There's a damned-if-you-do, darned-if-you-don't aspect to all this. Shania Twain and—just two years ago—the Black Eyed Peas represent two examples of what can happen when a halftime act opts to sing live and suffers slings and arrows after a performance that's perceived as sub-par.

The inevitable perception whenever a lip-synch controversy arises is that the act in question just can't cut it in the glare of the spotlight—a belief born out by dance-pop specialists like Chris Brown and Britney Spears who almost never let dangerous live air trickle into their prop-like microphones.

But what's Yo-Yo Ma's excuse? Or Itzhak Perlman's? These two virtuosos were confirmed to have cello-synched and violin-synched during the 2009 inauguration ceremony. Of course, they did have an excuse: "It was wicked cold," Ma told the New York Times. Perlman weighed in: “It would have been a disaster if we had done it any other way. This occasion’s got to be perfect. You can’t have any slip-ups.”

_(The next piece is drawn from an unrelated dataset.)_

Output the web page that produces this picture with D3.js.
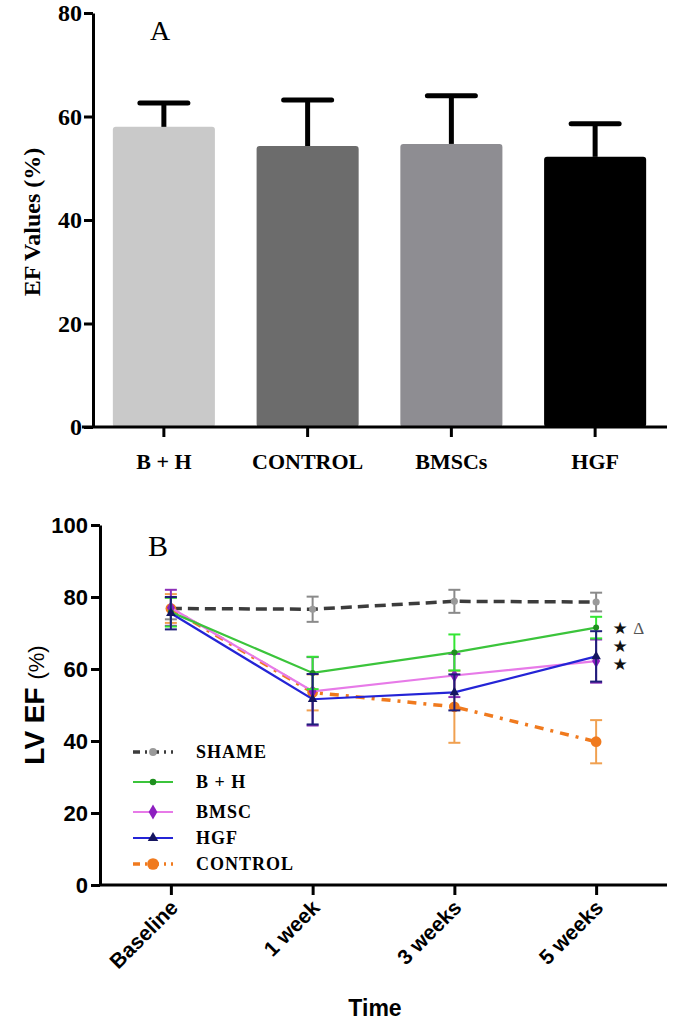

That's the musical equivalent of a doctor's note to excuse performers who choose to wax it ahead of time rather than wing it during the inauguration and the Super Bowl—the two most visible examples of live singing for tens of millions of people in outdoor settings, both of which happen to take place at the coldest time of year.

This would create mass torrents of sympathy and forgiveness for Beyonce's perceived transgressions if not for the fact that Kelly Clarkson undeniably did nail "My Country 'Tis Of Thee" live at the inauguration. And James Taylor also did without a pre-recording, although his song admittedly required a bit less January lung power. If Kelly is not Beyonce's sworn enemy after being popularly seen as the Gallant to Bey's Goofus, it can only be because Mrs. Z-Knowles really is as beatific as her glowing visage suggests.

Let's note that the evidence is not completely in on just what Beyonce did or didn't do during the inauguration. Inauguration and Marine Band spokespeople indicated that she'd chosen to use her pre-recording instead of go live at the last minute, but some studio-musician experts put up blogs with clues that Beyonce had sung live, even as the woman herself declined to comment. Indie-rocker Mike Doughty wrote a much-forwarded essay saying he was utterly convinced she'd been live, although his main evidence seemed to be that he'd been a lousy lip-syncher himself when he was making videos back in the day.

Veteran recording engineer Ian Shepherd wrote another blog making the case for Beyonce being at least partly live, making a strong case that she was singing along with the vocal track she'd been in the studio recording as a backup, and that different mixes that went out emphasized either the live or studio vocal to varying degrees. He made compelling points, although we aren't about to see Beyonce come out with a "I was only partly faking it" mea culpa.

At least Whitey Houston survived the scandal that ensued when she was revealed to have mimed the National Anthem at the Super Bowl in 1991. Or did she? Maybe that backlash marked the beginning of her tragic arc. We're being half-facetious here, but there's a lesson for Beyonce anyway, and one she's surely smart enough to have already figured out for herself: Better to croak like a frog this Sunday than leave the nation wondering whether she's not just destiny's child but a child of the recording studio.

She's too good to leave anyone in doubt, even if Jack Frost is nipping at her nodules.